## Begin

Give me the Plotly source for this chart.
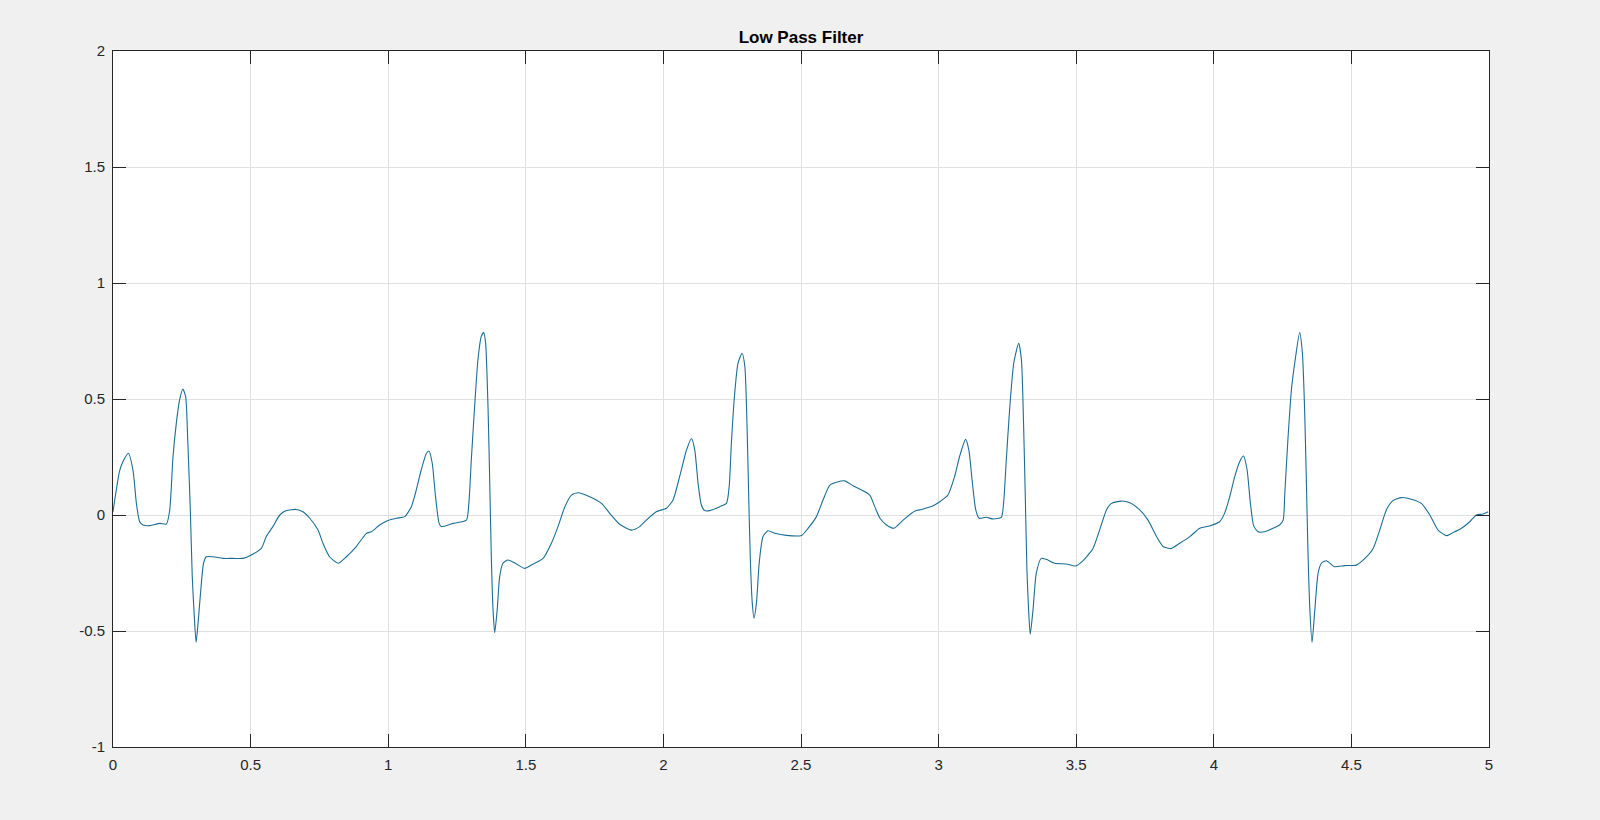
import plotly.graph_objects as go

# ---- data ----
time_s = [
    0, 0.024, 0.036, 0.056, 0.073, 0.085, 0.097, 0.109, 0.133, 0.17, 0.194, 0.206, 0.218, 0.23, 0.242, 0.254,
    0.264, 0.272, 0.281, 0.288, 0.296, 0.302, 0.309, 0.321, 0.329, 0.339, 0.363, 0.4, 0.436, 0.472, 0.503,
    0.539, 0.557, 0.581, 0.606, 0.63, 0.666, 0.69, 0.715, 0.745, 0.763, 0.787, 0.818, 0.848, 0.884, 0.921, 0.939,
    0.969, 0.999, 1.030, 1.060, 1.084, 1.102, 1.120, 1.139, 1.148, 1.160, 1.172, 1.185, 1.193, 1.236, 1.284,
    1.293, 1.302, 1.314, 1.326, 1.338, 1.347, 1.354, 1.363, 1.369, 1.375, 1.381, 1.387, 1.396, 1.405, 1.417,
    1.435, 1.466, 1.496, 1.527, 1.563, 1.593, 1.617, 1.642, 1.666, 1.690, 1.732, 1.775, 1.805, 1.841, 1.884,
    1.914, 1.938, 1.974,
    1.986, 2.011, 2.035, 2.059, 2.084, 2.102, 2.114, 2.126, 2.138, 2.150, 2.168, 2.205, 2.229, 2.239, 2.247,
    2.259, 2.271, 2.286, 2.296, 2.304, 2.310, 2.316, 2.323, 2.329, 2.338, 2.348, 2.362, 2.380, 2.405, 2.447,
    2.502, 2.526, 2.556, 2.580, 2.605, 2.629, 2.659, 2.689, 2.720, 2.750, 2.768, 2.787, 2.811, 2.837, 2.871,
    2.914, 2.938, 2.980,
    3.004, 3.034, 3.058, 3.076, 3.098, 3.11, 3.123, 3.135, 3.147, 3.173, 3.198, 3.228, 3.236, 3.246, 3.258,
    3.273, 3.291, 3.301, 3.309, 3.315, 3.321, 3.327, 3.333, 3.343, 3.355, 3.373, 3.391, 3.422, 3.464, 3.498,
    3.525, 3.561, 3.585, 3.61, 3.628, 3.664, 3.695, 3.731, 3.761, 3.792, 3.816, 3.846, 3.876, 3.913, 3.949, 3.985,
    4.021, 4.039, 4.058, 4.076, 4.094, 4.108, 4.121, 4.133, 4.145, 4.161, 4.185, 4.209, 4.239, 4.252, 4.258,
    4.270, 4.282, 4.294, 4.312, 4.322, 4.330, 4.336, 4.342, 4.348, 4.357, 4.367, 4.379, 4.391, 4.409, 4.439,
    4.476, 4.518, 4.549, 4.579, 4.603, 4.627, 4.651, 4.682, 4.718, 4.754, 4.785, 4.815, 4.845, 4.869, 4.9,
    4.93, 4.954, 4.978, 4.997,
]

amplitude = [
    0.014, 0.19, 0.23, 0.266, 0.19, 0.05, -0.029, -0.043, -0.046, -0.036, -0.039, 0.02, 0.25, 0.395, 0.496, 0.543,
    0.51, 0.31, 0.02, -0.266, -0.45, -0.549, -0.467, -0.295, -0.208, -0.18, -0.18, -0.187, -0.187, -0.187, -0.172,
    -0.144, -0.093, -0.05, 0.0, 0.019, 0.024, 0.014, -0.014, -0.065, -0.122, -0.18, -0.208, -0.18, -0.136, -0.079, -0.072,
    -0.043, -0.024, -0.014, -0.007, 0.036, 0.108, 0.194, 0.266, 0.276, 0.223, 0.079, -0.036, -0.05, -0.036, -0.022,
    0.05, 0.237, 0.467, 0.668, 0.769, 0.786, 0.74, 0.453, 0.136, -0.194, -0.41, -0.507, -0.41, -0.266, -0.208,
    -0.194, -0.211, -0.23, -0.211, -0.187, -0.122, -0.05, 0.036, 0.086, 0.096, 0.079, 0.05, 0.007, -0.04, -0.065,
    -0.05, -0.022, 0.014,
    0.019, 0.029, 0.065, 0.165, 0.28, 0.33, 0.28, 0.136, 0.043, 0.019, 0.019, 0.036, 0.05, 0.122, 0.309,
    0.524, 0.654, 0.697, 0.639, 0.381, 0.079, -0.194, -0.381, -0.445, -0.381, -0.208, -0.093, -0.068, -0.079, -0.088,
    -0.088, -0.057, -0.007, 0.065, 0.129, 0.141, 0.147, 0.126, 0.108, 0.086, 0.036, -0.014, -0.043, -0.057, -0.022,
    0.017, 0.024, 0.04,
    0.057, 0.086, 0.165, 0.251, 0.326, 0.28, 0.136, 0.022, -0.014, -0.01, -0.017, -0.01, 0.05, 0.237, 0.453,
    0.654, 0.74, 0.668, 0.381, 0.079, -0.237, -0.41, -0.514, -0.41, -0.251, -0.187, -0.191, -0.208, -0.211, -0.22,
    -0.197, -0.144, -0.065, 0.022, 0.05, 0.06, 0.053, 0.022, -0.022, -0.093, -0.136, -0.144, -0.122, -0.093, -0.057, -0.047,
    -0.029, 0.007, 0.079, 0.165, 0.23, 0.254, 0.194, 0.05, -0.047, -0.072, -0.072, -0.06, -0.043, -0.022, 0.093,
    0.338, 0.539, 0.654, 0.786, 0.697, 0.453, 0.165, -0.151, -0.381, -0.549, -0.41, -0.251, -0.208, -0.197, -0.223,
    -0.218, -0.216, -0.187, -0.144, -0.065, 0.022, 0.062, 0.075, 0.068, 0.05, 0.0, -0.065, -0.089, -0.076, -0.057,
    -0.029, 0.0, 0.004, 0.014,
]

x_tick_values = [0, 0.5, 1, 1.5, 2, 2.5, 3, 3.5, 4, 4.5, 5]
x_tick_labels = ["0", "0.5", "1", "1.5", "2", "2.5", "3", "3.5", "4", "4.5", "5"]
y_tick_values = [-1, -0.5, 0, 0.5, 1, 1.5, 2]
y_tick_labels = ["-1", "-0.5", "0", "0.5", "1", "1.5", "2"]

title_text = "Low Pass Filter"

# ---- figure ----
fig = go.Figure(
    go.Scatter(
        x=time_s,
        y=amplitude,
        mode="lines",
        line=dict(color="#1a6e95", width=1.1, shape="spline", smoothing=0.6),
        hoverinfo="x+y",
    )
)

axis_common = dict(
    showline=True,
    linecolor="#262626",
    linewidth=1,
    mirror="ticks",
    ticks="inside",
    ticklen=13,
    tickwidth=1,
    tickcolor="#262626",
    showgrid=True,
    gridcolor="#E0E0E0",
    gridwidth=1,
    zeroline=False,
    tickfont=dict(family="Liberation Sans, Arial, sans-serif", size=15, color="#262626"),
)

fig.update_xaxes(
    range=[0, 5],
    tickmode="array",
    tickvals=x_tick_values,
    ticktext=x_tick_labels,
    ticklabelstandoff=4,
    **axis_common,
)
fig.update_yaxes(
    range=[-1, 2],
    tickmode="array",
    tickvals=y_tick_values,
    ticktext=y_tick_labels,
    ticklabelstandoff=4,
    **axis_common,
)

fig.update_layout(
    width=1600,
    height=820,
    autosize=False,
    paper_bgcolor="#F0F0F0",
    plot_bgcolor="#FFFFFF",
    margin=dict(l=113, r=111, t=51, b=73, pad=0),
    showlegend=False,
    title=dict(
        text="<b>" + title_text + "</b>",
        x=(113 + 1489) / 2 / 1600,
        xref="container",
        xanchor="center",
        y=1 - 37 / 820,
        yref="container",
        yanchor="middle",
        font=dict(family="Liberation Sans, Arial, sans-serif", size=17, color="#000000"),
    ),
)

fig.write_html(
    "out.html",
    config={"displayModeBar": False},
    post_script="document.body.style.margin='0';document.body.style.overflow='hidden';",
)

## End

WHAT THE TASK REQUIRES |
From the top of the listing above, repeat each line exactly until you reach the line containing "import plotly.graph_objects as go", and repeat that one too. Leave the pictures out.

SOLUTION |
Give me the Plotly source for this chart.
import plotly.graph_objects as go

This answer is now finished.